The buffet includes an assortment of desserts, including quite a few mini-desserts, which I enjoyed because I could try a bite of this and a bit of that. All of the desserts were quite good. As soon as we brought our dessert plates to the table, our server was right there offering us hot tea or coffee. Really, the service was excellent — 180 degrees from what we’d experienced at ‘Ama ‘Ama!
Is the Makahiki buffet worth $43 per adult, $21 per child? I’d have to say yes, given that Hawaiian resort restaurant prices are inflated. There really are a lot of high-end choices on the menu, it’s all you can eat, and while we didn’t like everything we tried, we found plenty that we did enjoy. We would go back, though I doubt we’d eat there more than once or twice during a 1-week stay.
As I wrote previously, there aren’t enough dining options at the resort. At lunch your only choices are the wildly overpriced, terrible ‘Ama ‘Ama, and an extremely limited menu of counter-service food from One Paddle, Two Paddle. People who are staying in the standard hotel rooms at Aulani are going to be very unhappy unless they leave the resort, since they don’t have the option of cooking. (Although the DVC studios don’t have kitchens, they do have a microwave and a little fridge, at least. I met one woman who was cooking salmon in her studio microwave, to avoid eating in the resort restaurants!)
I saw people bringing in take-out food constantly. One night I got on the elevator with a group of guests who had a box of take-out containers exuding a delicious aroma. I asked where they had gotten the food. They looked a little sheepish. “The barbecue place across the street. It’s a lot cheaper than eating at the hotel.” Smelled better than most of the hotel food, too.

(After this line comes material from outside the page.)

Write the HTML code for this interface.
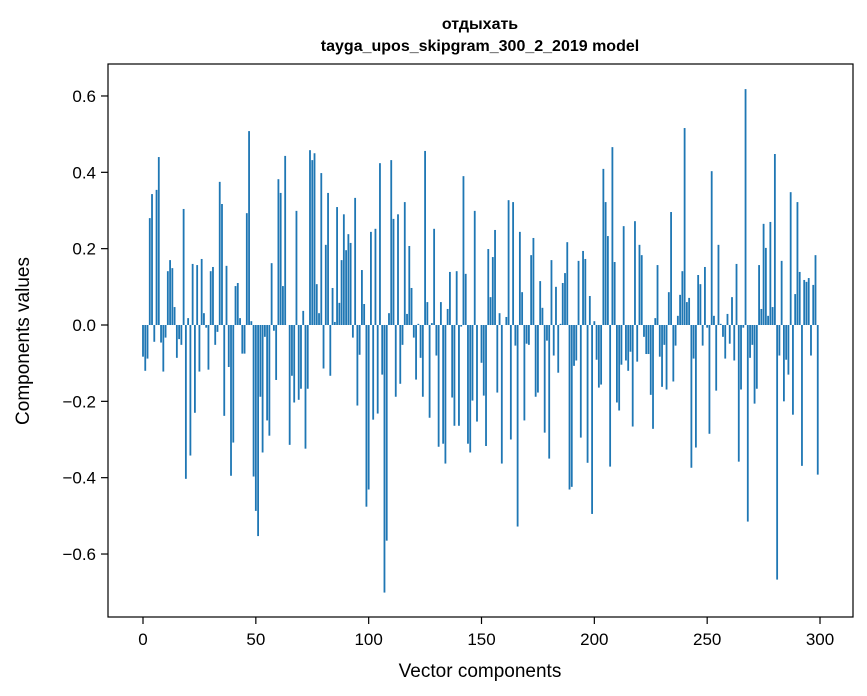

Frankly I think Disney should close ‘Ama ‘Ama, which appears to be an utter failure (in addition to our own bad experience there, we heard scathing comments from other guests), and rework it into a mid-priced all-day restaurant serving breakfast, lunch and dinner. Something equivalent to the Kona Café at Disney’s Polynesian Resort at Walt Disney World would be perfect. Meanwhile, if you’ll be visiting Aulani and would like to eat in one of the hotel restaurants some night, make a reservation at Makahiki.